LXXII. September Notes

Previous

Did you ever stop (slap!) to consider the mosquito? Did it ever occur to you that if a boy had an appetite in proportion to his size like that of a mosquito (slap!) he would eat a whole ox at a meal? Perhaps you think a mosquito too small a thing to occupy your thoughts. If so (slap!) you have another guess coming. Until science made a few epoch-making discoveries the mosquito prevented some of the mightiest works. Because it carries the germs of yellow fever it delayed the building of the Panama canal for years and increased the cost of all kinds of public works. By carrying the germs of malaria and giving people the ague it made the clearing of many parts of Canada doubly hard. (Slap! slap!) And this year it is a temper-rousing, sleep-destroying pest. With every cow-track full of water it has breeding places everywhere and you can hear its hum wherever you go. (Slap! Missed again!) Even though we have screens on the windows and doors we cannot keep them out of the house because they come in riding on people's backs while waiting for a chance to bite. And did you ever consider how naturally mean the mosquito is? Not content with driving its beak into a fellow it injects a poison and possibly some disease germs. Of all created things the mosquito is about the most useless and irritating. Its snarling hum—(Slap! Whoop! Got him that time and now I can talk about something else.)
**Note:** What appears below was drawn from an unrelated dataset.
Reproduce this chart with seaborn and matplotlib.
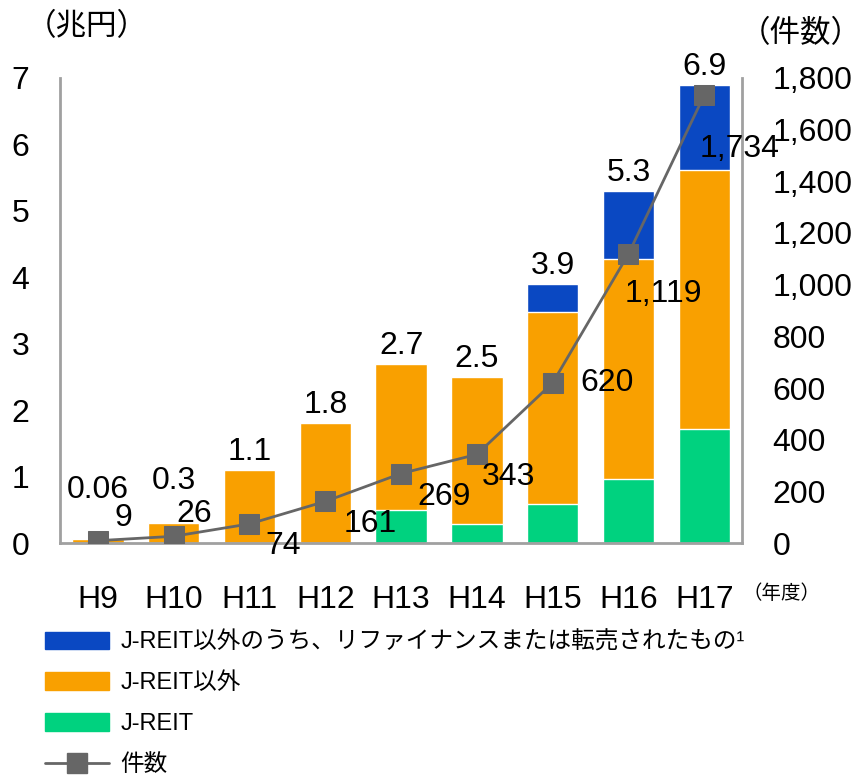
import numpy as np
import matplotlib
matplotlib.use('Agg')
import matplotlib.pyplot as plt
import seaborn as sns
from matplotlib.patches import Patch
from matplotlib.lines import Line2D

years = ['H9', 'H10', 'H11', 'H12', 'H13', 'H14', 'H15', 'H16', 'H17']
jreit = [0, 0, 0, 0, 0.5, 0.28, 0.58, 0.96, 1.72]
other = [0.06, 0.3, 1.1, 1.8, 2.2, 2.22, 2.89, 3.31, 3.9]
refi = [0, 0, 0, 0, 0, 0, 0.43, 1.03, 1.28]
total_labels = ['0.06', '0.3', '1.1', '1.8', '2.7', '2.5', '3.9', '5.3', '6.9']
counts = [9, 26, 74, 161, 269, 343, 620, 1119, 1734]
count_labels = ['9', '26', '74', '161', '269', '343', '620', '1,119', '1,734']

# label offsets in pixels (picked by eye)
total_dy = [34, 27, 3, 3, 3, 3, 3, 3, 3]
count_dx = [25, 21, 34, 45, 43, 32, 54, 35, 35]
count_dy = [23, 22, -22, -23, -23, -23, 0, -40, -54]

c_blue = '#0a48c2'
c_orange = '#f9a000'
c_green = '#00d27f'
c_line = '#666666'

sns.set_style('white')
plt.rcParams['font.family'] = ['Liberation Sans', 'Noto Sans CJK JP']
plt.rcParams['text.color'] = 'black'
plt.rcParams['xtick.color'] = 'black'
plt.rcParams['ytick.color'] = 'black'

lower = np.array(jreit)
mid = lower + np.array(other)
top = mid + np.array(refi)

fig = plt.figure(figsize=(8.63, 7.83), dpi=100)
ax = fig.add_axes([0.0695, 0.3065, 0.7905, 0.5939])

sns.barplot(x=years, y=top, color=c_blue, width=0.68, saturation=1, ax=ax)
sns.barplot(x=years, y=mid, color=c_orange, width=0.68, saturation=1, ax=ax)
sns.barplot(x=years, y=lower, color=c_green, width=0.68, saturation=1, ax=ax)
ax.set_ylim(0, 7)
ax.set_yticks(range(8))
ax.set_xlim(-0.5, 8.5)

for i, t in enumerate(top):
    ax.annotate(total_labels[i], (i, t), xytext=(0, total_dy[i]), textcoords='offset pixels',
                ha='center', va='bottom', fontsize=23)

ax2 = ax.twinx()
xs = np.arange(len(years))
sns.lineplot(x=xs, y=counts, ax=ax2, color=c_line, lw=2, marker='s', markersize=14,
             markeredgecolor=c_line, markerfacecolor=c_line)
ax2.set_ylim(0, 1800)
ax2.set_yticks(range(0, 1801, 200))
ax2.set_yticklabels([f'{v:,}' for v in range(0, 1801, 200)])
ax.set_xlim(-0.5, 8.5)

for i, c in enumerate(counts):
    ax2.annotate(count_labels[i], (i, c), xytext=(count_dx[i], count_dy[i]), textcoords='offset pixels',
                 ha='center', va='center', fontsize=23)

for a in (ax, ax2):
    for s in a.spines.values():
        s.set_color('#a0a0a0')
        s.set_linewidth(2)
    a.spines['top'].set_visible(False)
    a.set_xlabel('')
    a.set_ylabel('')
ax.spines['right'].set_visible(False)
ax2.spines['left'].set_visible(False)
ax2.spines['bottom'].set_visible(False)

ax.tick_params(axis='y', length=0, pad=22, labelsize=23)
ax.tick_params(axis='x', length=0, pad=30, labelsize=23)
ax2.tick_params(axis='y', length=0, pad=22, labelsize=23)

fig.text(0.03, 0.965, '（兆円）', fontsize=22, ha='left', va='center')
fig.text(0.998, 0.957, '（件数）', fontsize=22, ha='right', va='center')
fig.text(0.86, 0.242, '（年度）', fontsize=14, ha='left', va='center')

handles = [Patch(color=c_blue), Patch(color=c_orange), Patch(color=c_green),
           Line2D([], [], color=c_line, lw=2, marker='s', markersize=14)]
labels = ['J-REIT以外のうち、リファイナンスまたは転売されたもの¹', 'J-REIT以外', 'J-REIT', '件数']
fig.legend(handles, labels, loc='upper left', bbox_to_anchor=(0.052, 0.194), frameon=False,
           fontsize=17, handlelength=2.7, handleheight=0.75, labelspacing=0.8,
           handletextpad=0.5, borderaxespad=0, borderpad=0)

fig.savefig('out.png', dpi=100)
About the first sign of fall is to have the cattle get into new fields. During the earlier months they are confined to the pasture but as the crops are taken off they are allowed a wider range. As soon as they find a new field open to them they rush into it as eagerly as if they were getting into mischief and do not rest until they have wandered to every corner. Even though the new field may offer them many bits of good pasture they do not stop to eat them but go around the fences and poke their heads through wires to get what they can from the adjoining field. The pasture they have never seems to satisfy them. It is the pasture in the other field that interests them. In this they are very human. But giving them a wider range makes the chore of bringing them home at milking time more important and this summer I undertook to train Sheppy to the work with a rather peculiar result. As he is a pure-bred sheep dog he always goes to the farthest off in the bunch as soon as he is sent after them. This is usually enough to start the herd towards the barn and as soon as he has started them I call him off so that he walks quietly behind them. When the cattle became used to being brought home by Sheppy they apparently learned something. The dog is usually wandering away somewhere with the children and when I need him I have to whistle for him. During the past couple of weeks as soon as I began to whistle for Sheppy the cows started for the barn. Now I can get them home whether the dog is around or not simply by whistling. All of which goes to show that old Fenceviewer I. and her progeny are not like other cows.